* **What the exercise asks**
Repeat verbatim only the lines from the one with "Clone this chart in matplotlib." through the one with "markersize=8, label=name)", both ends kept. Pictures stay out.

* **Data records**
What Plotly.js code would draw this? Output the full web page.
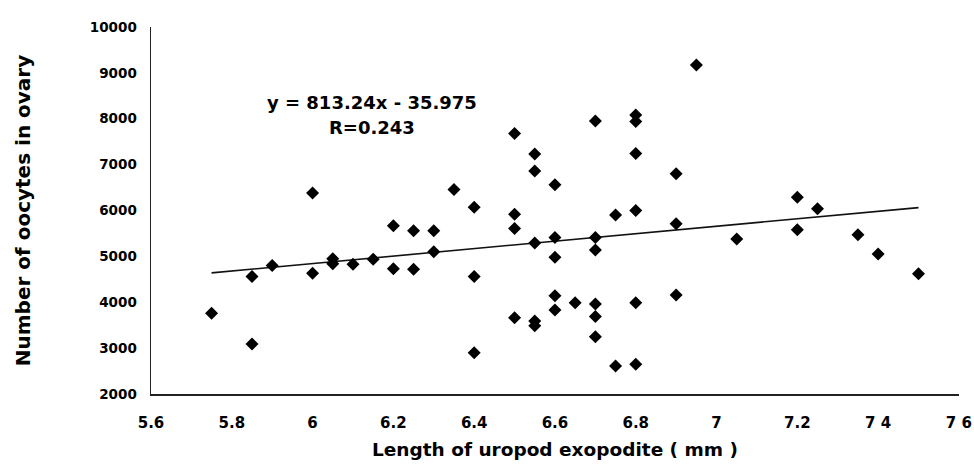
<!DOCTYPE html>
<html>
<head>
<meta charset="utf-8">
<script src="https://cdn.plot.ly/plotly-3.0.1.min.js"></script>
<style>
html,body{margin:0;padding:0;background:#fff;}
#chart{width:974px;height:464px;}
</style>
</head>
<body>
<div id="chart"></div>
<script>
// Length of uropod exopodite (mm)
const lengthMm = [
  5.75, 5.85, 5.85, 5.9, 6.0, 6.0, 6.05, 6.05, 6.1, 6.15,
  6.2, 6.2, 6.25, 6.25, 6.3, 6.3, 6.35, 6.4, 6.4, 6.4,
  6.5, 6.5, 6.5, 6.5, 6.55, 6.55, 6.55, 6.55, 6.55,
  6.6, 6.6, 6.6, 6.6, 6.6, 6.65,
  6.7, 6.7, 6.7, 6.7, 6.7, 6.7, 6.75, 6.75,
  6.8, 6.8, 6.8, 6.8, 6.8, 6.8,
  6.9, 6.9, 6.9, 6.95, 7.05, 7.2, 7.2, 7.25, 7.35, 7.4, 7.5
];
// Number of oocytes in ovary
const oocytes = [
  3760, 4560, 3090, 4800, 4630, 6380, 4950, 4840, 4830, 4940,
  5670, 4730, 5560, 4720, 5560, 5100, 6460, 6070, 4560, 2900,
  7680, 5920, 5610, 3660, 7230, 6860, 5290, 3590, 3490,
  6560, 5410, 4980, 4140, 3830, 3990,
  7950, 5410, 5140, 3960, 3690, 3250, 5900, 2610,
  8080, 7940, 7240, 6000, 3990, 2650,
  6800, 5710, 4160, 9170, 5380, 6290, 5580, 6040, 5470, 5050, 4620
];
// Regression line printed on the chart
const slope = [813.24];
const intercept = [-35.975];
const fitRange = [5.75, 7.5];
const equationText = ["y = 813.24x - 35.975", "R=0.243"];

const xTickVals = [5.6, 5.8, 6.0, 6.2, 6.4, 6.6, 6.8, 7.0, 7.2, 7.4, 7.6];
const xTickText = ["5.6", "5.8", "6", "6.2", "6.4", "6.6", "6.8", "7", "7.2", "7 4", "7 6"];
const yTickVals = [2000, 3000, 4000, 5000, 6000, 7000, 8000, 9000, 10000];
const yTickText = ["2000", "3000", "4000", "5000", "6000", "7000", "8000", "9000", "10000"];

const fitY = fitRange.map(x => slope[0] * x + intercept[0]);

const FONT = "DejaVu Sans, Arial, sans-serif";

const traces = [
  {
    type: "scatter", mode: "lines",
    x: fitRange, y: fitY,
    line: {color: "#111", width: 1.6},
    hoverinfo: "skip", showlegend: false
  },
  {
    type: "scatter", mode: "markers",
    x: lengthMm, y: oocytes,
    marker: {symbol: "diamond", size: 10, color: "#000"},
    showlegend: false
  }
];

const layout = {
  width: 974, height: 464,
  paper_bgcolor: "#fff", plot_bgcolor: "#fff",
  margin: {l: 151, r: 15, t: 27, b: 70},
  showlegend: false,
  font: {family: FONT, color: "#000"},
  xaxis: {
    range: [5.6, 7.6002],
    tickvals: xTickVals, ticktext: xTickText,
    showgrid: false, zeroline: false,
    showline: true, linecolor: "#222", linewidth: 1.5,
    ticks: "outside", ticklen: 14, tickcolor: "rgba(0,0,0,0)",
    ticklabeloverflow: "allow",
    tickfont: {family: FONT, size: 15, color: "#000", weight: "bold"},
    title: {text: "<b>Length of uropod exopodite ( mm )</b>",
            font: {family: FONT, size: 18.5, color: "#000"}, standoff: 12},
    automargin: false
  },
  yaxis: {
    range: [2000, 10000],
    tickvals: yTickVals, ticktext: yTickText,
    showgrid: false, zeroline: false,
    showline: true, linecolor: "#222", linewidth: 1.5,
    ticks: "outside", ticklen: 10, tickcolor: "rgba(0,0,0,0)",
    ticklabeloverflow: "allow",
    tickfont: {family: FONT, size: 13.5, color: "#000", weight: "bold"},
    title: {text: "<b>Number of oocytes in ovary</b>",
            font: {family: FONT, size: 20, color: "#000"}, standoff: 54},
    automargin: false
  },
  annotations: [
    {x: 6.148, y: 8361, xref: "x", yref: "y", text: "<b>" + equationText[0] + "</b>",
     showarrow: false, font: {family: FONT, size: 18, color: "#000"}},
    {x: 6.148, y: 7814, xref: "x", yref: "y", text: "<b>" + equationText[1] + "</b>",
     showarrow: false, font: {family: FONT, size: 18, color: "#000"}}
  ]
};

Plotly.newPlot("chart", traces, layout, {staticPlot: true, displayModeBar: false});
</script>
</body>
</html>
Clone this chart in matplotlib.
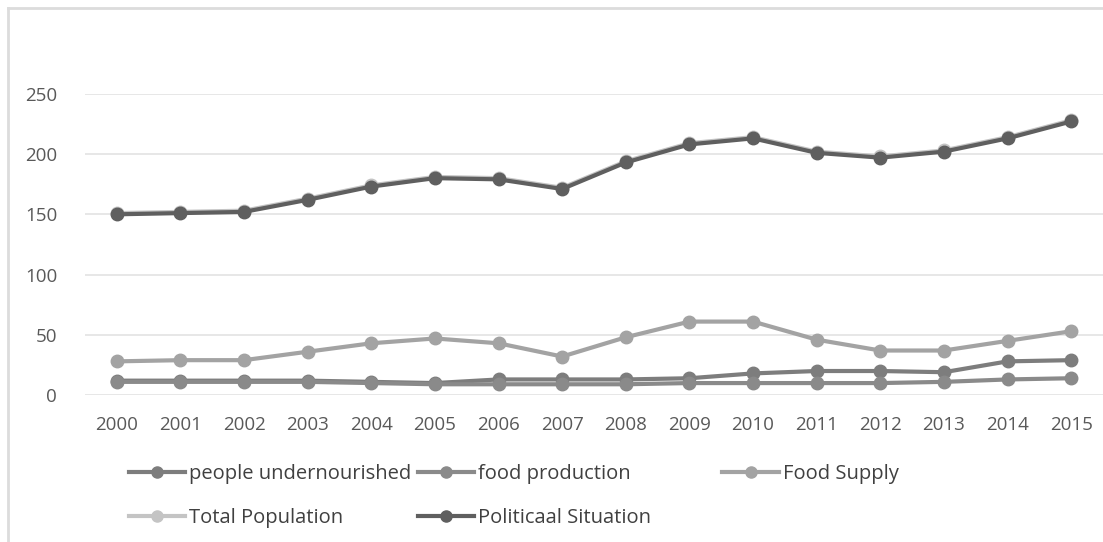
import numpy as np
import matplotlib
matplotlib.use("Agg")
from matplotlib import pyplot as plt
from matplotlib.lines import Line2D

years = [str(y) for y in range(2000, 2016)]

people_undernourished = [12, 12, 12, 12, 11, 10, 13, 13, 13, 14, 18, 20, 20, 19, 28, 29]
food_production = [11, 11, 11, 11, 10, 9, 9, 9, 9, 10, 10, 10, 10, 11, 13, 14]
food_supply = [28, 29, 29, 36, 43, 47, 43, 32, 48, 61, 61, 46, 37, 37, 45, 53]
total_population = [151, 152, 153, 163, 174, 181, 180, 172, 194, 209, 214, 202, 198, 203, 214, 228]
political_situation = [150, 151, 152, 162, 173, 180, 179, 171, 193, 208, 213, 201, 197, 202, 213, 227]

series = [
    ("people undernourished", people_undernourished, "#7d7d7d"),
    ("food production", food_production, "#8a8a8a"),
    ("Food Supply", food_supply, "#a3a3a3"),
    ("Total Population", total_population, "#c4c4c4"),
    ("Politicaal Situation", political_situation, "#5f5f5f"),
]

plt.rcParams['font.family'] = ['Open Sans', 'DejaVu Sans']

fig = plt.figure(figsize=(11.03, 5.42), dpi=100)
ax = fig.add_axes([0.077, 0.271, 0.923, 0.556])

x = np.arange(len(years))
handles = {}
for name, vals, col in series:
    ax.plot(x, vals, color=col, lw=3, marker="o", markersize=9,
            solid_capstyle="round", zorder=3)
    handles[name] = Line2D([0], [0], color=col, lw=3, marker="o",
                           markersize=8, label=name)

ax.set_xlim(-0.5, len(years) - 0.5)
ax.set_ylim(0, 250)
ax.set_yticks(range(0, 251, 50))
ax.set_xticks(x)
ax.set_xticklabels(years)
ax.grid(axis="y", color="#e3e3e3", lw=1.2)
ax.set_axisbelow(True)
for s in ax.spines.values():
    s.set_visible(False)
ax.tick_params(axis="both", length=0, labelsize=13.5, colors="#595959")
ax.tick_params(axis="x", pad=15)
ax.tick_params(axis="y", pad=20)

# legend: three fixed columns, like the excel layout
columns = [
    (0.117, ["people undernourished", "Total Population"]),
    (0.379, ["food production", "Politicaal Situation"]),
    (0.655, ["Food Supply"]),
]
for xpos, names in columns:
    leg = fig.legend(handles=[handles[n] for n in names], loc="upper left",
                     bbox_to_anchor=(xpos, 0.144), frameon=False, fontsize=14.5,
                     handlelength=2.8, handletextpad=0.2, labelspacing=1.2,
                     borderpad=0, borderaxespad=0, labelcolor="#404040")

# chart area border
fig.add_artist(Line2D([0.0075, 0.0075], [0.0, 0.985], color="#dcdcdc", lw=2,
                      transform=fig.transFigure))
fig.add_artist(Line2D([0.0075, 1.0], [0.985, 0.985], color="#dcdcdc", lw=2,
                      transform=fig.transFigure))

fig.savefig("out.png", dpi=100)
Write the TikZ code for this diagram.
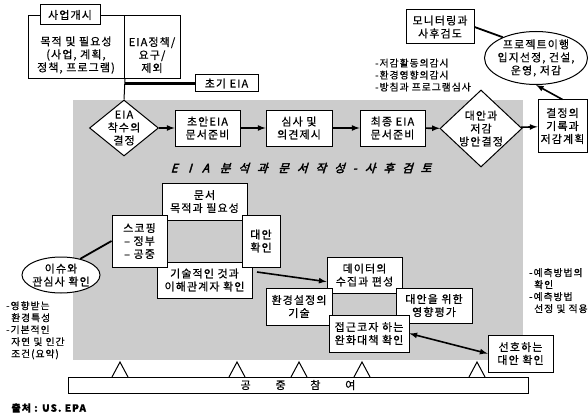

* **Final result**
Clone this chart in matplotlib.
import numpy as np
import matplotlib
matplotlib.use("Agg")
from matplotlib import pyplot as plt
from matplotlib.lines import Line2D

years = [str(y) for y in range(2000, 2016)]

people_undernourished = [12, 12, 12, 12, 11, 10, 13, 13, 13, 14, 18, 20, 20, 19, 28, 29]
food_production = [11, 11, 11, 11, 10, 9, 9, 9, 9, 10, 10, 10, 10, 11, 13, 14]
food_supply = [28, 29, 29, 36, 43, 47, 43, 32, 48, 61, 61, 46, 37, 37, 45, 53]
total_population = [151, 152, 153, 163, 174, 181, 180, 172, 194, 209, 214, 202, 198, 203, 214, 228]
political_situation = [150, 151, 152, 162, 173, 180, 179, 171, 193, 208, 213, 201, 197, 202, 213, 227]

series = [
    ("people undernourished", people_undernourished, "#7d7d7d"),
    ("food production", food_production, "#8a8a8a"),
    ("Food Supply", food_supply, "#a3a3a3"),
    ("Total Population", total_population, "#c4c4c4"),
    ("Politicaal Situation", political_situation, "#5f5f5f"),
]

plt.rcParams['font.family'] = ['Open Sans', 'DejaVu Sans']

fig = plt.figure(figsize=(11.03, 5.42), dpi=100)
ax = fig.add_axes([0.077, 0.271, 0.923, 0.556])

x = np.arange(len(years))
handles = {}
for name, vals, col in series:
    ax.plot(x, vals, color=col, lw=3, marker="o", markersize=9,
            solid_capstyle="round", zorder=3)
    handles[name] = Line2D([0], [0], color=col, lw=3, marker="o",
                           markersize=8, label=name)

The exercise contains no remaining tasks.